Frequently Asked Questions
Is The Color of Law specifically about Northern cities, or does it cover the South as well?
Reviewer Steve Leigh specifically highlights the Northern focus as a key contribution, since Southern Jim Crow is well documented. Rothstein covers federal policies that applied nationally, but much of the most revelatory material concerns Northern and Midwestern cities where residential segregation was built through supposedly race-neutral mechanisms.
How does Adam Grupper’s narration handle the extensive legal and policy citations in the text?
With clarity and appropriate weight. The narration keeps the dense documentary evidence readable rather than allowing it to become a recitation of statistics. Grupper maintains the through-line of Rothstein’s argument across the 9-hour runtime effectively.

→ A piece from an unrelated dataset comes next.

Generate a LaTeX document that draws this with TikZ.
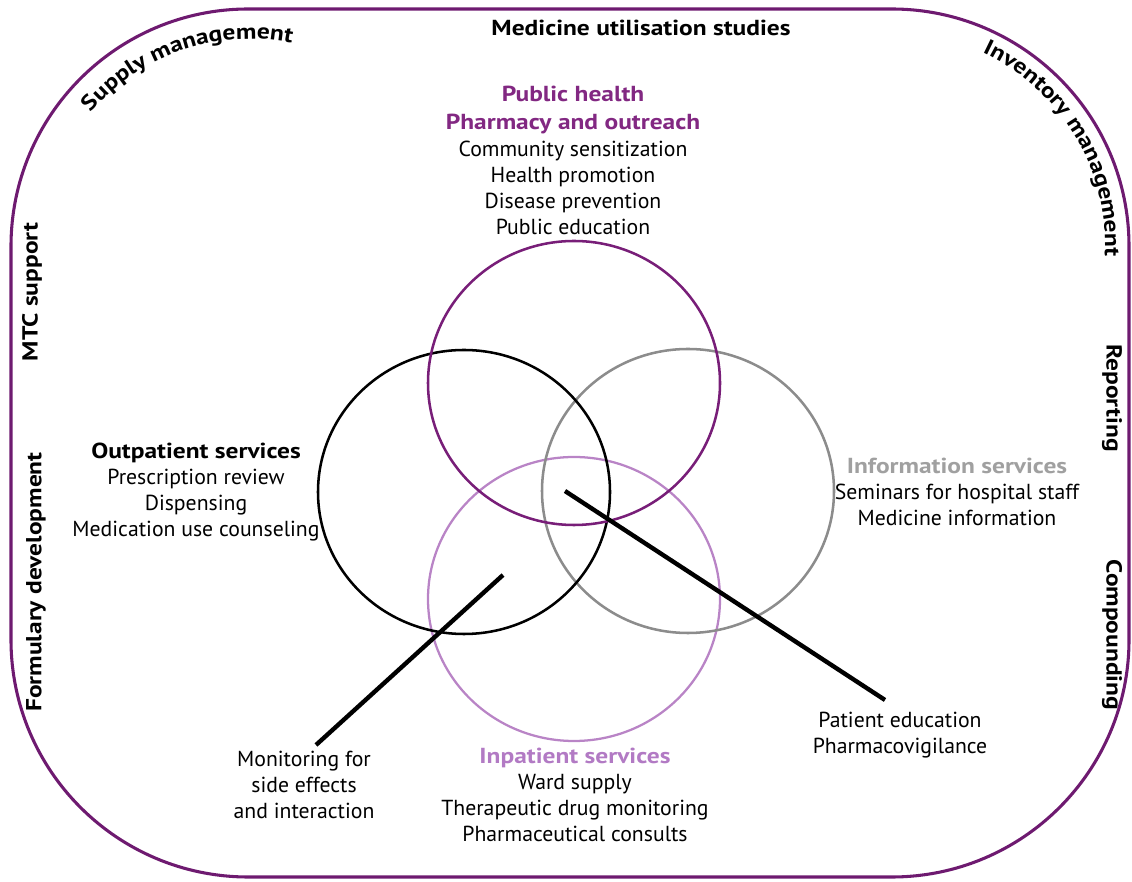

Does the book address what remediation or reparative policy might look like?
Yes, in the closing sections. Rothstein makes specific constitutional arguments about what kinds of remediation are legally grounded given that the segregation was de jure rather than de facto. He does not prescribe a single policy solution but lays out the constitutional framework within which solutions would need to operate.
How does The Color of Law relate to Ta-Nehisi Coates’s work on reparations?
They are complementary rather than overlapping. Coates makes the moral and historical case for reparations broadly. Rothstein provides the specific constitutional and legal mechanism that makes residential segregation a government liability rather than a private-market outcome. Reading or listening to both gives a more complete picture than either alone.